- Directed by: Dheeraj Kedarnath Rattan
- Written by: Dheeraj Kedarnath Rattan and Manila Rattan
- Produced by: KV Dhillon
- Starring: Dev Kharoud Roopi Gill Guggu Gill Kul Sidhu
- Release date: 31 January 2025;
- Country: India
- Language: Punjabi

= Majhail (film) =

Indian action film

Majhail is a Punjabi-language action film directed by Dheeraj Kedarnath Rattan. The film is written by Dheeraj Kedarnath Rattan and Manila Rattan.
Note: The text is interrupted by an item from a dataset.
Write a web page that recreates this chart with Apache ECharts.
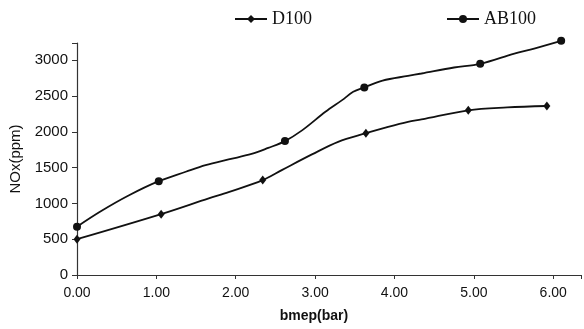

It stars Dev Kharoud and Roopi Gill in lead roles and Guggu Gill, Dheeraj Kumar, Vadda Grewal, and Hobby Dhaliwal in supporting roles. The film released in theatres on 31 January 2025.

It revolves around a fierce and gritty power struggle between rival criminal families in rural Punjab, which is disrupted by a strict, new police commander. The film follows themes of loyalty, revenge, and the violent consequences of political ambition.

== Cast ==
- Dev Kharoud
- Roopi Gill
- Guggu Gill
- Dheeraj Kumar
- Vadda Grewal
- Kul Sidhu
- Hobby Dhaliwal
- Sanjeev Attri

== Filming ==
The film was filmed at multiple locations across Punjab, including Nabha, Mohali, Kurali, Morinda, and Nandpur Kalaur. Principal photography for the film commenced on 14 May 2024 and concluded in September 2024.